Auto-detecting key phrases/words in the transcription text

    The API can automatically detect key phrases and words in your transcription text, through what we call the Automatic Transcript Highlights feature.

    For example, consider the following text...

    Hi I'm joy. Hi I'm Sharon. Do you have kids in school? I have grandchildren in school. Okay, well, my kids are in middle school in high school. Do you think there is anything wrong with the school system? Overcrowding, of course,...

    Automatic Transcript Highlights will automatically detect the following key phrases/words in the text:

    "high school"
    "middle school" 
    "kids"
    ...

    This feature can be used to show a "summary" of the transcription text, to automatically provide tags for content you are transcribing, and for a number of other use cases.

    Submit an audio file and enable Automatic Transcript Highlights

    Transcripts can take up to 30 seconds longer to complete when Automatic Transcript Highlights is enabled.

    Get the transcription result and highlights

    Once your transcription is complete, you can GET the result:

    Pro tip: If you haven't gone through the Quickstart yet, do that here and then come back to this guide!

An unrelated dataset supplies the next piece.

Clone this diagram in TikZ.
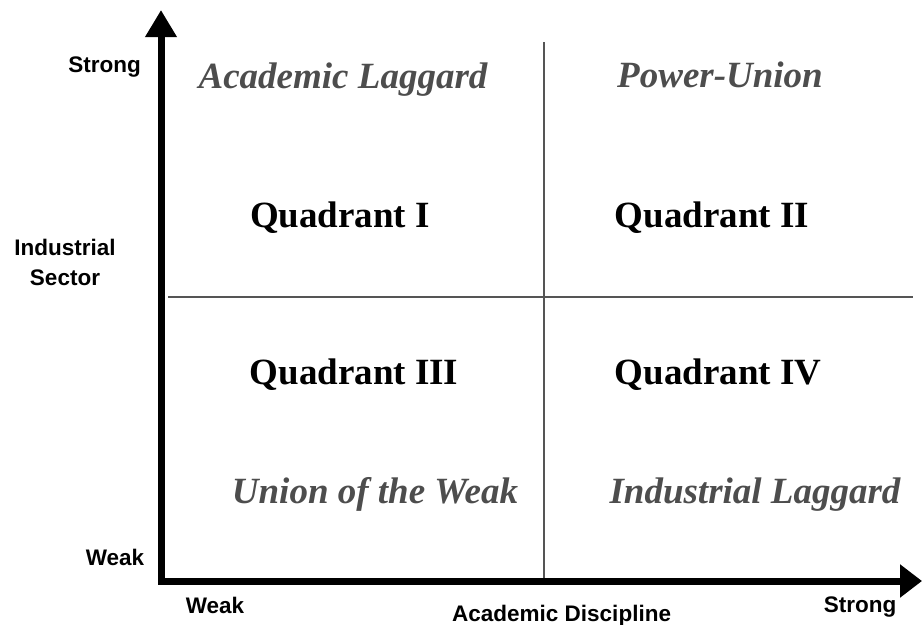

    You'll get a response like the JSON response below.

    {
        "id": "5552830-d8b1-4e60-a2b4-bdfefb3130b3",
        "status": "completed",
        "text": "Hi, I'm joy. Hi, I'm sharon. Do you have kids in school. ...",
        "auto_highlights_result": {
            "status": "success",
            "results": [
                {
                    "count": 2, 
                    "text": "high school", 
                    "rank": 0.13, 
                    "timestamps": [
                        {
                            "start": 62340, 
                            "end": 62840
                        }
                    ]
                },
                ...              
            ]
        },
        ...
    }

    The "auto_highlights_result" key in the JSON response will contain the key phrases/words the API found in your transcription text. Here is a close-up of just that key's response, and what each value means:

    ...
    "auto_highlights_result": {
        # if the highlights feature failed, this "status" will be "error"
        # and the results below will be an empty list 
        "status": "success",
    
        # a list of all the highlights found in your transcription text
        "results": [
            {
                # the phrase/word itself that was detected
                "text": "high school", 
                # how many times this phrase occurred in the text 
                "count": 2,
                # the relevancy of this phrase - the higher the score, the better            
                "rank": 0.13, 
                # a list of all the timestamps, in milliseconds, in the audio where this highlight occurs 
                "timestamps": [
                    {
                        "start": 62340, 
                        "end": 62840
                    }
                ]
            }, 
            ...
        ]
    }
    ...